### [Written problem]
Every line that holds "with" should be shown.

------ Records supplied ------

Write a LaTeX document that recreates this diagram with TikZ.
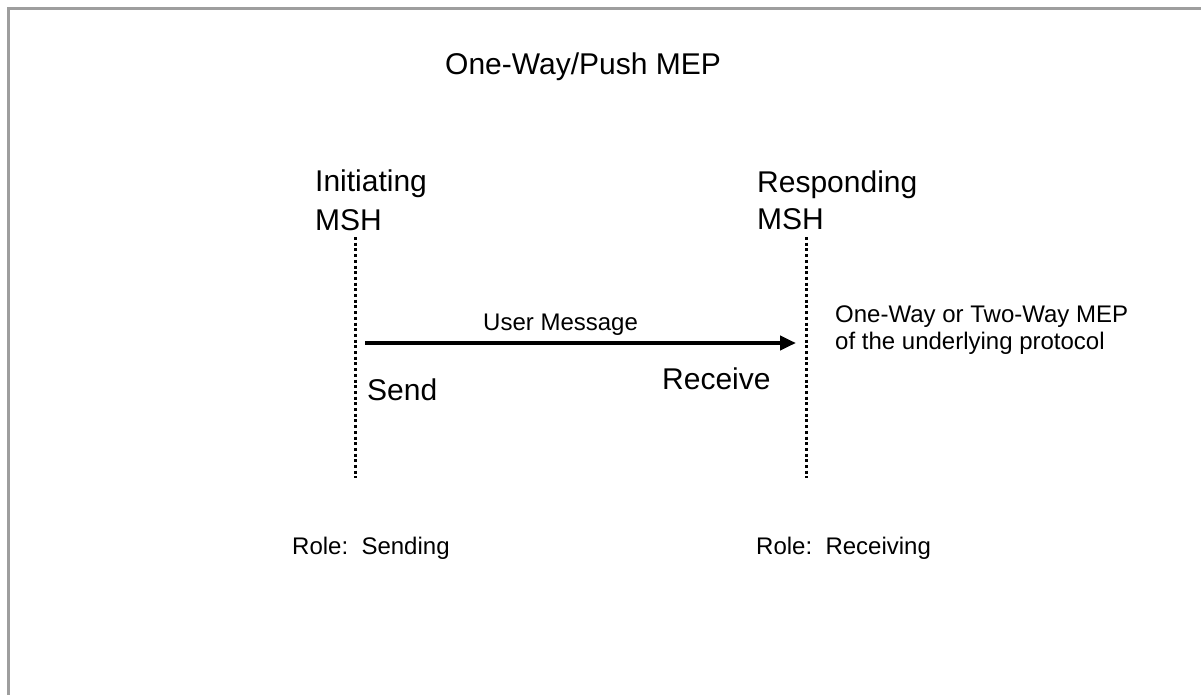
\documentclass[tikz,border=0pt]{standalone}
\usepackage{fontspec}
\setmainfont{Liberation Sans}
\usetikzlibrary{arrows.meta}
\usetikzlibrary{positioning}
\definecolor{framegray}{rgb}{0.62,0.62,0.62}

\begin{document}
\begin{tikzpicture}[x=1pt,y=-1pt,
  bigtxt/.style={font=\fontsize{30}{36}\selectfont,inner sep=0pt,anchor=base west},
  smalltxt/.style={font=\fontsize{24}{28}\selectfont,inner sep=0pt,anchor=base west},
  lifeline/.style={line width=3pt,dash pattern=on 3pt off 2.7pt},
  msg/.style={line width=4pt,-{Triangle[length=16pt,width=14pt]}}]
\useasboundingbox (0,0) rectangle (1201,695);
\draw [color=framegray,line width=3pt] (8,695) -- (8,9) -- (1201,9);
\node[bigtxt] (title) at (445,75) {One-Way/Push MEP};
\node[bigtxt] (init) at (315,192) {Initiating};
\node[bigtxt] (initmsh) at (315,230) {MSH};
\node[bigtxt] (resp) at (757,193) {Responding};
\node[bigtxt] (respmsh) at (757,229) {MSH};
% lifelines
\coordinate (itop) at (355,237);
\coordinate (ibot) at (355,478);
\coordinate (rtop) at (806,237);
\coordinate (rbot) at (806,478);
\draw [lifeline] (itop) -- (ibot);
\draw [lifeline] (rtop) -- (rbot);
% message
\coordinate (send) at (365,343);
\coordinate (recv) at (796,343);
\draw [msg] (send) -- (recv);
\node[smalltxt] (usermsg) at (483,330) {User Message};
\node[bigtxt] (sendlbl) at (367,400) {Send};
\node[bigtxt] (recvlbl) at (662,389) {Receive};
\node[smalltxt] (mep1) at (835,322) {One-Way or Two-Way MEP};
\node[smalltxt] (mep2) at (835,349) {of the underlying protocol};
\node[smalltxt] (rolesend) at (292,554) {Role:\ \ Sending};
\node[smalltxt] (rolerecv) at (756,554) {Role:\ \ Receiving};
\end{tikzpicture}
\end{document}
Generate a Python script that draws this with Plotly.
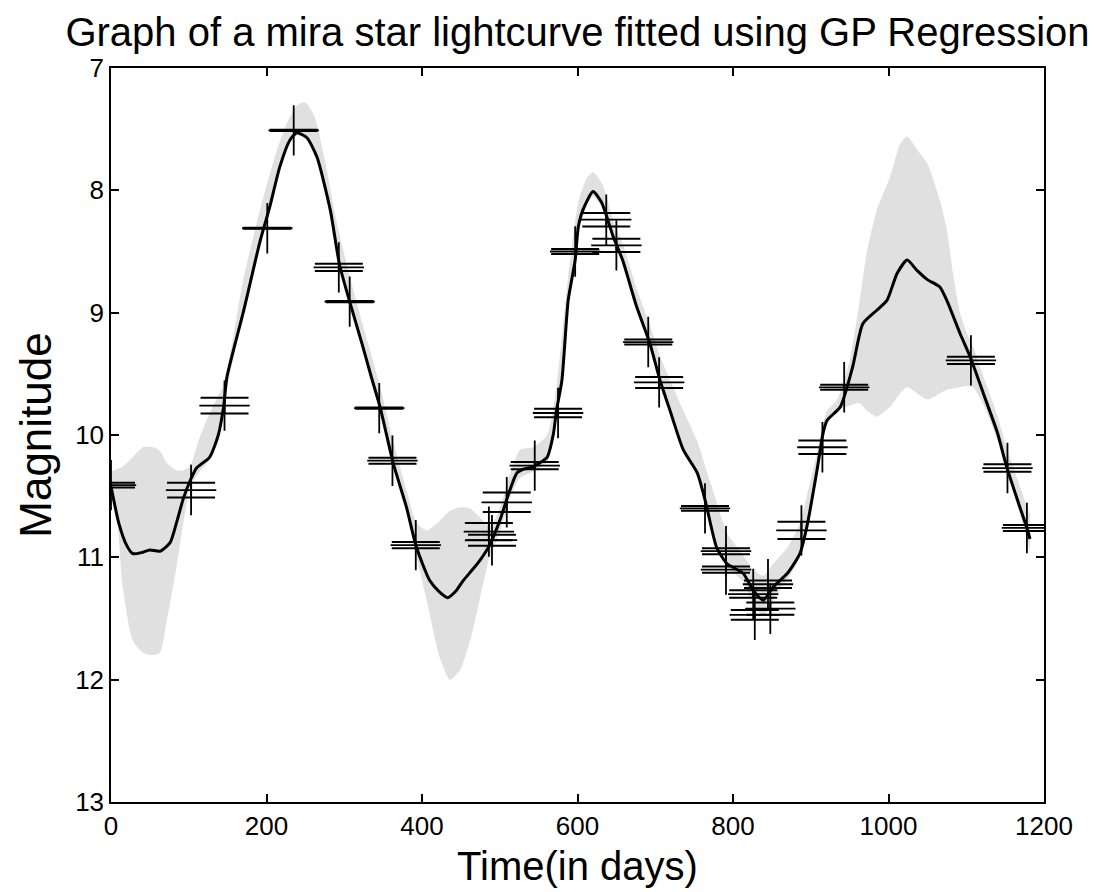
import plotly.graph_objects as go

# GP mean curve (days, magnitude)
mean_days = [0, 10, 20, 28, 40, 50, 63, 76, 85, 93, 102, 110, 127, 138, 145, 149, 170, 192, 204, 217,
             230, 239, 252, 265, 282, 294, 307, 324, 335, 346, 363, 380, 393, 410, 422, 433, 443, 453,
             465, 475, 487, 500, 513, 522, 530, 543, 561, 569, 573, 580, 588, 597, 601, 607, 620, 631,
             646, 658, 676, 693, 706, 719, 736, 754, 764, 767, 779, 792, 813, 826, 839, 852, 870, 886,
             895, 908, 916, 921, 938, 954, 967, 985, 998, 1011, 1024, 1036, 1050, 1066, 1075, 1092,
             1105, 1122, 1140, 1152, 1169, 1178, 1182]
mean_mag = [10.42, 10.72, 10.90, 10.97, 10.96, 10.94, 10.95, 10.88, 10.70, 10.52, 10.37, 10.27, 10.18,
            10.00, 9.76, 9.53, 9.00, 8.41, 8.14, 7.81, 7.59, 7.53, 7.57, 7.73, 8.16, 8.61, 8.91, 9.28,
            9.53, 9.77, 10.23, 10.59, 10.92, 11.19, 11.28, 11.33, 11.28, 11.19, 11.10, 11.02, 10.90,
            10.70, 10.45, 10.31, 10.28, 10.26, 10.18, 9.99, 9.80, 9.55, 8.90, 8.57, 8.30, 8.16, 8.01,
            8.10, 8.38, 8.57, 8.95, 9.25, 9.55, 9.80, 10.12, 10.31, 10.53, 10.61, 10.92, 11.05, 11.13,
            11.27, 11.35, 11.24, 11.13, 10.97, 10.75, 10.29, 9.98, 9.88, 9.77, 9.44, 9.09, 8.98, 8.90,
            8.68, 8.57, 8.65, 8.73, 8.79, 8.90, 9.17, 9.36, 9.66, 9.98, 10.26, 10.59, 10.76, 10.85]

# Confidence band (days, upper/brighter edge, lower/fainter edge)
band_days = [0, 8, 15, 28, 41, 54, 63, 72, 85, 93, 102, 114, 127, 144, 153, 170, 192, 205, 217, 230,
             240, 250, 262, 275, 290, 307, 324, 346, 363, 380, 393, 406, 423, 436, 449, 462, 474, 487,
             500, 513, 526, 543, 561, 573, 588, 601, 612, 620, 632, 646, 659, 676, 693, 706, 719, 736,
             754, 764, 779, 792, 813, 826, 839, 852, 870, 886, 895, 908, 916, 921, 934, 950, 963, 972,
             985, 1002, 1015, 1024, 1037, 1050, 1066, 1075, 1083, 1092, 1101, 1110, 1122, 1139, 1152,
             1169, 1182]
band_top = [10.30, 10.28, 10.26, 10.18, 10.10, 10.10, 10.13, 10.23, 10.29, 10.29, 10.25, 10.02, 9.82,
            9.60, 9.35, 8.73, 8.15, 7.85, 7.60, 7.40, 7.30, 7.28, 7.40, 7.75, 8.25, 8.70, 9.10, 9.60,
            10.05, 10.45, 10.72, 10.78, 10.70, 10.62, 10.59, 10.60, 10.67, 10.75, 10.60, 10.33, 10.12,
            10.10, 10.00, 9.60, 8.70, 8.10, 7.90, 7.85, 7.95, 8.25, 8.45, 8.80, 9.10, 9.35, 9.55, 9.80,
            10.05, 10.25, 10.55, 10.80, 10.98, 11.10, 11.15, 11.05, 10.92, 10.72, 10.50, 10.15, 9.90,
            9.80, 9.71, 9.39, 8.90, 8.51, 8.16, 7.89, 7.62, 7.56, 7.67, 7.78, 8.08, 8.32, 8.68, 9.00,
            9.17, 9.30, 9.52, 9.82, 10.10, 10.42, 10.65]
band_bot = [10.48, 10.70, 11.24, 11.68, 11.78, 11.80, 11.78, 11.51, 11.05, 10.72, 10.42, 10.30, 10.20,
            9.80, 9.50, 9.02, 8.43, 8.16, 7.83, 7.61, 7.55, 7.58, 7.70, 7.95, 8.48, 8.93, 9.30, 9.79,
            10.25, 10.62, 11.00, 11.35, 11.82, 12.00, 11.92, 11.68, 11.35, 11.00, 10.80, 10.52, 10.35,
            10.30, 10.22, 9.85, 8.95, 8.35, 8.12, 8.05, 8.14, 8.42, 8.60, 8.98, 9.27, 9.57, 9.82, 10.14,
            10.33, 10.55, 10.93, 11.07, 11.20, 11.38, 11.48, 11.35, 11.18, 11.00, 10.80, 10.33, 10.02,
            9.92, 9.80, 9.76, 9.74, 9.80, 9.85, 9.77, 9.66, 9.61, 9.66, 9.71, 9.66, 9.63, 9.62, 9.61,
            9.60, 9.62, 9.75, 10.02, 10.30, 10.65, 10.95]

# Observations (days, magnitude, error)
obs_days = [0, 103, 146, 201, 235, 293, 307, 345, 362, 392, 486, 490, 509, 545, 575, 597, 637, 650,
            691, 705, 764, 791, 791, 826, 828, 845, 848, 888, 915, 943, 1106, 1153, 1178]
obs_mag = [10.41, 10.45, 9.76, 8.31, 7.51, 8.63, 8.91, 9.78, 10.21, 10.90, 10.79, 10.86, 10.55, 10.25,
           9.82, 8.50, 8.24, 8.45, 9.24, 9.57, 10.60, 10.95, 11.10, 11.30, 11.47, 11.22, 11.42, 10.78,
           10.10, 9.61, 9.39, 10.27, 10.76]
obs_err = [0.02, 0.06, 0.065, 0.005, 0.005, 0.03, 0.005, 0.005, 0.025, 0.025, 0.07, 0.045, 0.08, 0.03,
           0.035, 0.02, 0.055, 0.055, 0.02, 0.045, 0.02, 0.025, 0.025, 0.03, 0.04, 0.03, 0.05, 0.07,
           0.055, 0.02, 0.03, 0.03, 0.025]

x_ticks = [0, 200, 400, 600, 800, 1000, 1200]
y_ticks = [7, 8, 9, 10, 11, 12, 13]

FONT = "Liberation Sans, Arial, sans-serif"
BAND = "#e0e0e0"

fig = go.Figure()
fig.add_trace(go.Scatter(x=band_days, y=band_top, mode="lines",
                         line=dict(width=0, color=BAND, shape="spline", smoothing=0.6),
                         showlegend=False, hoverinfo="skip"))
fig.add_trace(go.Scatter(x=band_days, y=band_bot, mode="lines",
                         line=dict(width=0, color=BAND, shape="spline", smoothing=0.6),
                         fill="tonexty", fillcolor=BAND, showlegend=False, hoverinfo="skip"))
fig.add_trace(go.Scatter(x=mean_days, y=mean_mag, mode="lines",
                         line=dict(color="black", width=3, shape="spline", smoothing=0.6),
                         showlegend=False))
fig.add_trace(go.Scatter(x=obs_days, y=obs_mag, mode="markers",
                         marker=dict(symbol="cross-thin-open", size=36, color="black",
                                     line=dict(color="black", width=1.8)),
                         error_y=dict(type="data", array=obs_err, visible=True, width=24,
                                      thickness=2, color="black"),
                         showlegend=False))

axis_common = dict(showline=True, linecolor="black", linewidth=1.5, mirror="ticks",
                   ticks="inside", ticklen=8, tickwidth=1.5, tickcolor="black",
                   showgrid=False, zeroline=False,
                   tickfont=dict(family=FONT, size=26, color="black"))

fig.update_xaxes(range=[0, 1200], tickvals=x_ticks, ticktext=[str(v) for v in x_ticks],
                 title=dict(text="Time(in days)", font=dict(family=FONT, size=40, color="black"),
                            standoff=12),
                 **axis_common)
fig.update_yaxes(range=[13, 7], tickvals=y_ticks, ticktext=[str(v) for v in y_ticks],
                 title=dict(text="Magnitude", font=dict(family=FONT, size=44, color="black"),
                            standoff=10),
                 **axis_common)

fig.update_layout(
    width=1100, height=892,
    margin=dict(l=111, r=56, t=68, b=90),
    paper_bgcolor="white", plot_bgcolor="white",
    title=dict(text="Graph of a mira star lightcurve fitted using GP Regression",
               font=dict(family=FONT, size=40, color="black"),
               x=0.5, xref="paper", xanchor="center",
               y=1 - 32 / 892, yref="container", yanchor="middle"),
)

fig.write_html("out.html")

------

### [Answer to the problem]
Write a LaTeX document that recreates this diagram with TikZ.
Generate a Python script that draws this with Plotly.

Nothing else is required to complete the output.